__INSTRUCTIONS TO FOLLOW__: Gather, from the data below, each line in which the word "React" occurs.

* * * * *

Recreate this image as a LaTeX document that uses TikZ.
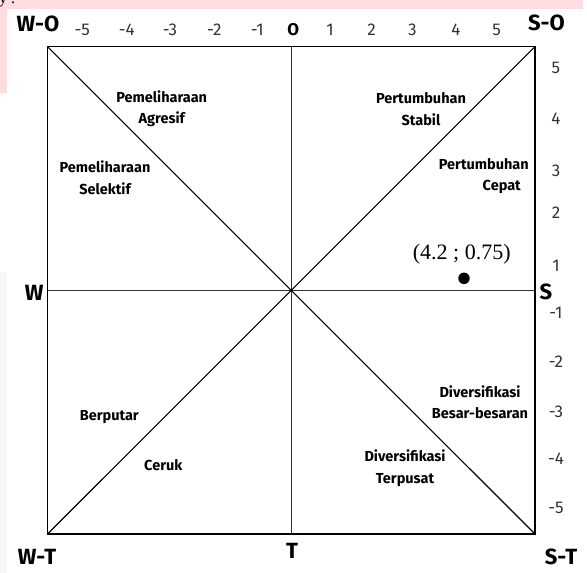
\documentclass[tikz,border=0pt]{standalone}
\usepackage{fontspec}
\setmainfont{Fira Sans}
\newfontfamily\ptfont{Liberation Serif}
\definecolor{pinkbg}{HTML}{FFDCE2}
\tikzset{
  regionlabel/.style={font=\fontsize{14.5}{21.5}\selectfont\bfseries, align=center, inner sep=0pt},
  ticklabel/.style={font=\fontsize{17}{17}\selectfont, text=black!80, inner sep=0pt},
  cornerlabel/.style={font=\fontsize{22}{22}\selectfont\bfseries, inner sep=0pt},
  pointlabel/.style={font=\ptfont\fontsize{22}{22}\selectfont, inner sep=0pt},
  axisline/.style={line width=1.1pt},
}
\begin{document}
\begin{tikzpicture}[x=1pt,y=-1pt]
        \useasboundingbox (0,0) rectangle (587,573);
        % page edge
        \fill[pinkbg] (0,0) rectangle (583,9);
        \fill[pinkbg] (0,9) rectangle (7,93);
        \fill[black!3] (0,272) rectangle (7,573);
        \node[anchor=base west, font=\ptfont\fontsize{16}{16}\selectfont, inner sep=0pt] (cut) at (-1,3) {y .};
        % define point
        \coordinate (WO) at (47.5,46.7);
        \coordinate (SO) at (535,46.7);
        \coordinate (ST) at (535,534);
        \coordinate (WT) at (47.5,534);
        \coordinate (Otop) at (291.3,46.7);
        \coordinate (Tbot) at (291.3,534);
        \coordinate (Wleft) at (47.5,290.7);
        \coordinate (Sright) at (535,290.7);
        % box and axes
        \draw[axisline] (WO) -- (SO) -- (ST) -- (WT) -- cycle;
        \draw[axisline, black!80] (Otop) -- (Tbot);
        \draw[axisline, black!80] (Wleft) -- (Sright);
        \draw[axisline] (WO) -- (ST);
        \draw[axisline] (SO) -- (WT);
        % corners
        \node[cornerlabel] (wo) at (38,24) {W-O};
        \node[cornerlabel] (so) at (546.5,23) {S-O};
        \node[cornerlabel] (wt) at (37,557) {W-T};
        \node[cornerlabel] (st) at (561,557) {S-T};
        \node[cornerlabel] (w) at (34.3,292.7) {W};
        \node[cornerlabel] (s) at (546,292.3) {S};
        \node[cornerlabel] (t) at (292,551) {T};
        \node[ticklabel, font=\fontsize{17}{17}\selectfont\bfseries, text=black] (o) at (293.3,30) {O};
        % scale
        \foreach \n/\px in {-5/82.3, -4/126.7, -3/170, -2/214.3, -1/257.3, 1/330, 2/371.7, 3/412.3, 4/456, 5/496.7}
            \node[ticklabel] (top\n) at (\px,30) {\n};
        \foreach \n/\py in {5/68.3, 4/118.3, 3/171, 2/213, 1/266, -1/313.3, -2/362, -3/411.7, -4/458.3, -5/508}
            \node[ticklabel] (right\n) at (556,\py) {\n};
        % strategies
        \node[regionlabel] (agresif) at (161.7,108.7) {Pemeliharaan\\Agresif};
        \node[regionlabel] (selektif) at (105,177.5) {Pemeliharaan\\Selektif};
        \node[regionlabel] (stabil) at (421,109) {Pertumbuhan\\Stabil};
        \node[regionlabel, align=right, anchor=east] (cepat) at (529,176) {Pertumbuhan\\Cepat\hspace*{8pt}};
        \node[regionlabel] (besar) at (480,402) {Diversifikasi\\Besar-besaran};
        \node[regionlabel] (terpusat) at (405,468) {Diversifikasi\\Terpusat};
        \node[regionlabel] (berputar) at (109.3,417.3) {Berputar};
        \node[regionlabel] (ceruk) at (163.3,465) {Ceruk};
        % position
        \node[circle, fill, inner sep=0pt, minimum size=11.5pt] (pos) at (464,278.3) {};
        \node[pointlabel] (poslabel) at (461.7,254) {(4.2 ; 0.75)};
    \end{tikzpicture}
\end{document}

* * * * *

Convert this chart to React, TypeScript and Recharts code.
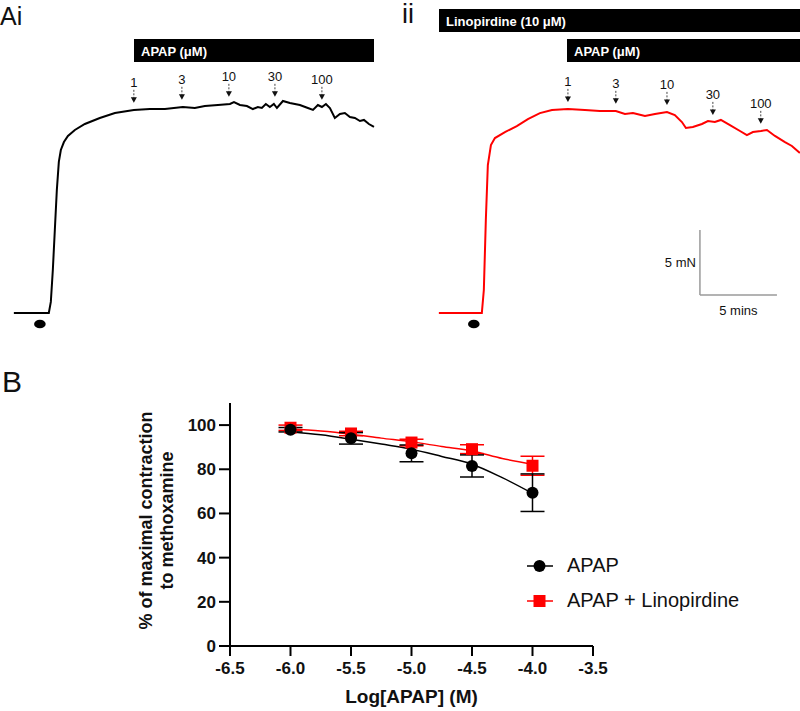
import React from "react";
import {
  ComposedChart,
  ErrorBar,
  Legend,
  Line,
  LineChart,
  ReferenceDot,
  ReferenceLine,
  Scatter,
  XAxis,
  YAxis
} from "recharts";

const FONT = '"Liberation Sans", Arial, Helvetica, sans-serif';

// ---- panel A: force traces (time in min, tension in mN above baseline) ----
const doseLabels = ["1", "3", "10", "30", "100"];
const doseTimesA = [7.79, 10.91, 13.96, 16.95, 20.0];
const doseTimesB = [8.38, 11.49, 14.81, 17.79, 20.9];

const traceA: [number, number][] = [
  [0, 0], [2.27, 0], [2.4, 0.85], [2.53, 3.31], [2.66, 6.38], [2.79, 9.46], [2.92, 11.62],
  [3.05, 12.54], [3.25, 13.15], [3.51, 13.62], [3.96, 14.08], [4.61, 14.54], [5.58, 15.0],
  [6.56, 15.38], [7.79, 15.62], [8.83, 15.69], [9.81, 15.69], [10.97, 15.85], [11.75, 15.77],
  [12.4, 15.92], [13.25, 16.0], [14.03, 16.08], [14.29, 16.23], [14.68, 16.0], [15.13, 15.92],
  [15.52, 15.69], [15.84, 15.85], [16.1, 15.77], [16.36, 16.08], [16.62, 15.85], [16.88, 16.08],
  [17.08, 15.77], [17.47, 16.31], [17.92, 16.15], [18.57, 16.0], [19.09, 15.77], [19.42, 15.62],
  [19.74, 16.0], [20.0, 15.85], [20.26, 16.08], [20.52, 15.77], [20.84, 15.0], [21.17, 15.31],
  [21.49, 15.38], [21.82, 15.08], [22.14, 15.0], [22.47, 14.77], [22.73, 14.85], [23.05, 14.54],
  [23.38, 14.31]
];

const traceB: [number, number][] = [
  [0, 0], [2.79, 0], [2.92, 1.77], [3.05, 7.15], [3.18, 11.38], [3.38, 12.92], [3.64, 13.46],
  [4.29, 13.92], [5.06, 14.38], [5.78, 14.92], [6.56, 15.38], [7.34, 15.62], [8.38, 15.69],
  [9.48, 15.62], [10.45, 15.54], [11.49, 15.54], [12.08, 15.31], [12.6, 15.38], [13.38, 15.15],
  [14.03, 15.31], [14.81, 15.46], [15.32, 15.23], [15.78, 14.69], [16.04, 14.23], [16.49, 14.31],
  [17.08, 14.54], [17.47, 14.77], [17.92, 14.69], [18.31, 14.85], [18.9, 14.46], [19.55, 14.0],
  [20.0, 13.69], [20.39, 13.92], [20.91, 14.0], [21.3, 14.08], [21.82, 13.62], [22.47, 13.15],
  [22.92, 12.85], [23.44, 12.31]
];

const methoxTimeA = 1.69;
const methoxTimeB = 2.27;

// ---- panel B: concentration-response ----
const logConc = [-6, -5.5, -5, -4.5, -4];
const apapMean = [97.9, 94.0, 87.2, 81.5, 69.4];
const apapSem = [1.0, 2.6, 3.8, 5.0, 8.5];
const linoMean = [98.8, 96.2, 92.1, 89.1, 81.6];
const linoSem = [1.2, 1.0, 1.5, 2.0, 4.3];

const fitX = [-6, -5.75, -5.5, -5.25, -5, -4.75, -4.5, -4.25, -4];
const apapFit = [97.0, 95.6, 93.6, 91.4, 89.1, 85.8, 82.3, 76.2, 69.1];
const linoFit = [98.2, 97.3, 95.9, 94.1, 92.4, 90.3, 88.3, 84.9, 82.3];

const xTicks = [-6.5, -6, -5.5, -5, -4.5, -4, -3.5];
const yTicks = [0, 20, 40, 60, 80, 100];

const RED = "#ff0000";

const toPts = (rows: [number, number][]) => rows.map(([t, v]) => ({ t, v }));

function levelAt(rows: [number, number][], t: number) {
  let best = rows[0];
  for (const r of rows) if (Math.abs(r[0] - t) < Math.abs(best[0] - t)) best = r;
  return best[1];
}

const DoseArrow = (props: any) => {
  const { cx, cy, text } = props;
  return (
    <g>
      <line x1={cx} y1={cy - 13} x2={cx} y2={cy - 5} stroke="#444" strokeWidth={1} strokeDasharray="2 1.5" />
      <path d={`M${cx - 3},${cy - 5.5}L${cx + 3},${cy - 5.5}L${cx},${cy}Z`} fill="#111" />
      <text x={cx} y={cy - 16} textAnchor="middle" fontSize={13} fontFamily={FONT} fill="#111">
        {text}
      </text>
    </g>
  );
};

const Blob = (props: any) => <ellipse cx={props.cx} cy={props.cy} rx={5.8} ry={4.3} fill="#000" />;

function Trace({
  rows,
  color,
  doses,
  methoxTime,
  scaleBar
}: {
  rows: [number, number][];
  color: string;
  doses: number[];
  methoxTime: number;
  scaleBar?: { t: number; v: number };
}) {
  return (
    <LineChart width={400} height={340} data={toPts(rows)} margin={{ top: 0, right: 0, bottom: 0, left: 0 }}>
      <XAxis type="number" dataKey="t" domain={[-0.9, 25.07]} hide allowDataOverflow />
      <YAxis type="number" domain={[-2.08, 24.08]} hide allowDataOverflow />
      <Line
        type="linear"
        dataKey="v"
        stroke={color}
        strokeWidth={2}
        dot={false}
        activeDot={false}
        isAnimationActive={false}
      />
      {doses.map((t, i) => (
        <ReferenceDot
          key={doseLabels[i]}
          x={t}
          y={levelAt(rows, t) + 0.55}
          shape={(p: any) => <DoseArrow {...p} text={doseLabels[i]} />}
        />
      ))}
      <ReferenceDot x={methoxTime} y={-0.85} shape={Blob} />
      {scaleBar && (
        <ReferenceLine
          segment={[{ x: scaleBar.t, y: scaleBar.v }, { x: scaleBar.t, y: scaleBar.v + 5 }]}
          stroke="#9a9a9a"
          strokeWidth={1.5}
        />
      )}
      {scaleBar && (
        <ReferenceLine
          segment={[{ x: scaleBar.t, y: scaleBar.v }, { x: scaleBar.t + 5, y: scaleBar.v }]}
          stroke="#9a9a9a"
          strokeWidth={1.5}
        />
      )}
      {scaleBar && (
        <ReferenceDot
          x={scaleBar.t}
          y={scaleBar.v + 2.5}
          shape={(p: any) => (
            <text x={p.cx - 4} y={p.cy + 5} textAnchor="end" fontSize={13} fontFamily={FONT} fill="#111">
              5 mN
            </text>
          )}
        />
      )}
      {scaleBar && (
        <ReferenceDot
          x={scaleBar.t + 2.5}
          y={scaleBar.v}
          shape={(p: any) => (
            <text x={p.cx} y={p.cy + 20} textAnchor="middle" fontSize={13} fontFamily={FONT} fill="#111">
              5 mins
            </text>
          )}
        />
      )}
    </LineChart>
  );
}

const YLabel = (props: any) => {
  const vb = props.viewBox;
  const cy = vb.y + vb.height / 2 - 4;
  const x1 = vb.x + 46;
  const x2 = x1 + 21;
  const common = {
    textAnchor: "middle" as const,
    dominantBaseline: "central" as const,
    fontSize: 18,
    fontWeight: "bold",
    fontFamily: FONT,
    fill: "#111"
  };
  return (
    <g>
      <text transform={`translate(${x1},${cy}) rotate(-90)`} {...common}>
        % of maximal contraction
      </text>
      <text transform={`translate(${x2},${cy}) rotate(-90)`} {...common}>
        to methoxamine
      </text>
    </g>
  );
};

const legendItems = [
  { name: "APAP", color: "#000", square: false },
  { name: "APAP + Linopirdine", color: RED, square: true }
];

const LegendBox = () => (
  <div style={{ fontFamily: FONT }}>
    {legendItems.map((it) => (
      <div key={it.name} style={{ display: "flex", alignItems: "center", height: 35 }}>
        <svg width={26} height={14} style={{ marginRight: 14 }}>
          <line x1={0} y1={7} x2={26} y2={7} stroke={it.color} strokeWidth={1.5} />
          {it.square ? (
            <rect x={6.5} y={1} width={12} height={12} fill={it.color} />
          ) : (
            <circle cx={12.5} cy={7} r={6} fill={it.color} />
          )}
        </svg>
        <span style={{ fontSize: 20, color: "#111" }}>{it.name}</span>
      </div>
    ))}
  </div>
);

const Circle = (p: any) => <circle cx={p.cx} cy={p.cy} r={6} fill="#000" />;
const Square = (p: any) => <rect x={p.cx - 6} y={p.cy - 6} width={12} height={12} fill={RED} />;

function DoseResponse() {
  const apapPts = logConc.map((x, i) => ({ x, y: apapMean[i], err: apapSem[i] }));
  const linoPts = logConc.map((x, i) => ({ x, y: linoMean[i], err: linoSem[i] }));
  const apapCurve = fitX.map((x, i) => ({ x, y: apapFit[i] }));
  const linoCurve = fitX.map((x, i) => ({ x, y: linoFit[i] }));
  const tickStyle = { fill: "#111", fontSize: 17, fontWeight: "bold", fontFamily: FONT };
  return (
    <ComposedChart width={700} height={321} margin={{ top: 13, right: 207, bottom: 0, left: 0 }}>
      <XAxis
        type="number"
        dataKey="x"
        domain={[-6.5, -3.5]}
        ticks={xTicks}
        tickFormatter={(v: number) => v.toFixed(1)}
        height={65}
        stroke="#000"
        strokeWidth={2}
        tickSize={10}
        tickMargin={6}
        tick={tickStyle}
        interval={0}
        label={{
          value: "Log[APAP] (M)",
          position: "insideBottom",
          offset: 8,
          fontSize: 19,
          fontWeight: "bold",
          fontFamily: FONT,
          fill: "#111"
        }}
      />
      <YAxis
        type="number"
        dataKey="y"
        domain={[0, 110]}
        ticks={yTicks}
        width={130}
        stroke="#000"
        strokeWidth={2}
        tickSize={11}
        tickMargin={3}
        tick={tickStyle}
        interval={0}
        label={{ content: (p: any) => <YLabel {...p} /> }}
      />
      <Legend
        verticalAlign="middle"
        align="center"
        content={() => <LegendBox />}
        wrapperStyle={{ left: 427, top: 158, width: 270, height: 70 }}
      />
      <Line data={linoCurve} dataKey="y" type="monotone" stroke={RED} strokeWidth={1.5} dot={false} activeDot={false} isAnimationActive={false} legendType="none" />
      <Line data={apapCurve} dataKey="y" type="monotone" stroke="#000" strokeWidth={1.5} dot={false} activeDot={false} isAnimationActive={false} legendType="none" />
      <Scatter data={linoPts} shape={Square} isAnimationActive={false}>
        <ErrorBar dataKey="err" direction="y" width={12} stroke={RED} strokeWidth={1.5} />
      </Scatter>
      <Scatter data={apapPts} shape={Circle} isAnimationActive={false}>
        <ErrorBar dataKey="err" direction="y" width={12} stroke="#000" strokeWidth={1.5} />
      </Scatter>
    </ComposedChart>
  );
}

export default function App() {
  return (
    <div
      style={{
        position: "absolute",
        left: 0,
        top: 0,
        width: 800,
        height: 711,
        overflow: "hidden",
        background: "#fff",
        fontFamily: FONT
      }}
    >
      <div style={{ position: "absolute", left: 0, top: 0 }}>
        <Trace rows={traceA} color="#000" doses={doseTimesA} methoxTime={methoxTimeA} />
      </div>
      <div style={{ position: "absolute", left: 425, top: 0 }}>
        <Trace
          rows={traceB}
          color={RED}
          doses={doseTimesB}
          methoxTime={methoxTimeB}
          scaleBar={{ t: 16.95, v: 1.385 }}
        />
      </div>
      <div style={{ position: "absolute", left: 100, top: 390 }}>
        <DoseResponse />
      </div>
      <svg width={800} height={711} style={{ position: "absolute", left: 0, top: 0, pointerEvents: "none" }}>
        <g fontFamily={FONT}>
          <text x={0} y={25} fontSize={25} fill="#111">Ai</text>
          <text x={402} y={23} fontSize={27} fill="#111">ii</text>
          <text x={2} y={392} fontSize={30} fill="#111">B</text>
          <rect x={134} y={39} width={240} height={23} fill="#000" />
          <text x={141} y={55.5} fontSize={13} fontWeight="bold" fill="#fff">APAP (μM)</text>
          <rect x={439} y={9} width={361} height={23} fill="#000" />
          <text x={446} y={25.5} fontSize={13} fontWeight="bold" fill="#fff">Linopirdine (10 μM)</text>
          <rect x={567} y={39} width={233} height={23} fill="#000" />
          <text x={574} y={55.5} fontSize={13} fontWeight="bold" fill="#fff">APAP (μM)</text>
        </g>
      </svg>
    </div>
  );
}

* * * * *

__COMPLETED EXERCISE__:
Convert this chart to React, TypeScript and Recharts code.
import React from "react";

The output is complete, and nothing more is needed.